Quinn’s monumental sculptures have been placed at important sites in major cities across the globe. Having his art displayed in the public realm is important to the artist: ‘I want my monumental works to have even more of an effect on the public. The moment the sculpture enters the common space, it is no longer mine. My ownership ceases and it becomes the people’s.’ The public installations in Venice have a special significance to Quinn. Beyond its historical importance as a hub for international cultural exchange, Venice is also the birthplace of the artist’s mother and his wife. Venice is a city to which Quinn feels a deep connection; the major placements of his work in the floating city have become key milestones in the artist’s career.
Quinn was selected as the exhibiting artist for the Italian Pavilion at the 54th International Art Exhibition at the Venice Biennale 2011. The powerful and provocative installation This is Not a Game was positioned across two sites, San Servolo Island and the Italian Pavilion in the Arsenale. In the first stage on the island, a pair of disembodied hands descended to play with a life-size 37 tonne T55 Russian battle tank and huge cast ‘toy’ soldiers. The scenario continued at the Italian Pavilion with a brick wall seemingly blasted by gunfire from the tank’s gun turret next to the simple, emphatically scrawled message, ‘THIS IS NOT A GAME’. As art historian Catherine McCormack describes, the sculpture is a clear example of Quinn’s ‘preoccupation with the dual nature of hands, as instruments of feeling, creativity and language, but also as a means to manipulate and destroy.’
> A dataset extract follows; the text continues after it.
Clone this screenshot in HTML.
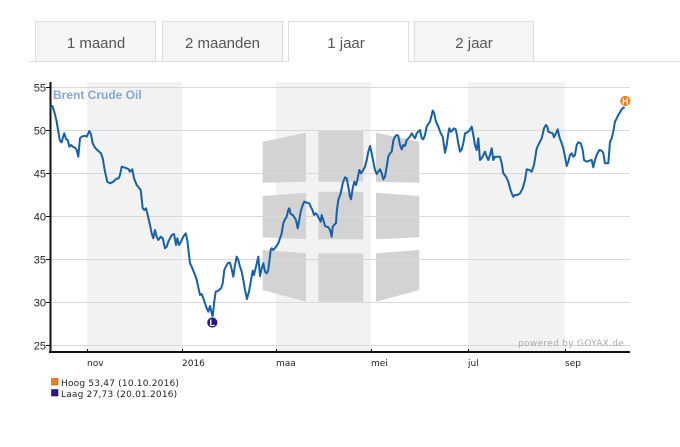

In May 2017, Quinn unveiled the monumental piece Support, installed in front of Ca’ Sagredo in the Cannaregio district of Venice, to coincide with the 57th International Art Exhibition at the Venice Biennale. Fittingly, curator Christine Macel describes how the 2017 exhibition was inspired by a ‘potential neo-humanism’, considering art’s ability to reflect on the relationship between human beings, nature and the cosmos. Within a context encapsulated by its international outlook, Quinn’s work engages with certain historical and ecological issues that confront both the city of Venice and the global environment more broadly.
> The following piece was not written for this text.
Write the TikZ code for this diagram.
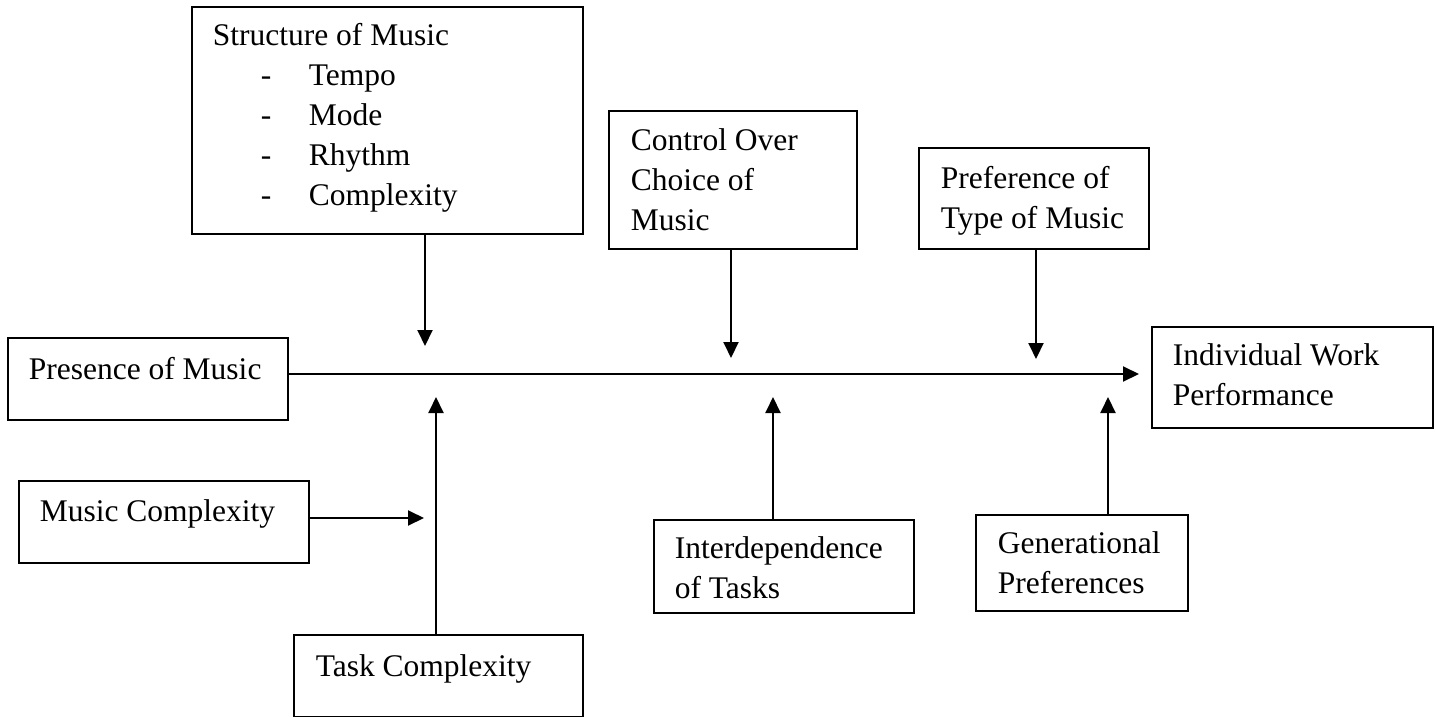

Emerging surreally from the depths of the Grand Canal, the sculpture is composed of a child’s hands reaching up to support the antique façade of the palazzo. Venice is slowly sinking into the lagoon on which it was ambitiously built – albeit by a few millimetres per year – and Quinn’s sculpture is a poignant reminder of the vital need to protect our environment. These young hands also suggest the opposing human urges to create and to destroy; and they symbolise the pressing need for the present to protect the past – in this case, Venice’s irreplaceable world heritage – so that its rich history can be preserved for the future.
In October 2018, Stop Playing! was acquired by the City of Venice and installed at Forte Marghera, a military fortress on the mainland of Venice. The sculpture was inaugurated in the presence of the Mayor of Venice, Luigi Brugnaro. Stop Playing! is composed of a giant catapult being stretched by an enormous pair of child’s hands in order to convey the seemingly haphazard consequences of human hands at play or in power. The work not only engages with the military history of Venice, but also comments on our need to conserve the world’s natural resources, an important ongoing theme in Quinn’s work.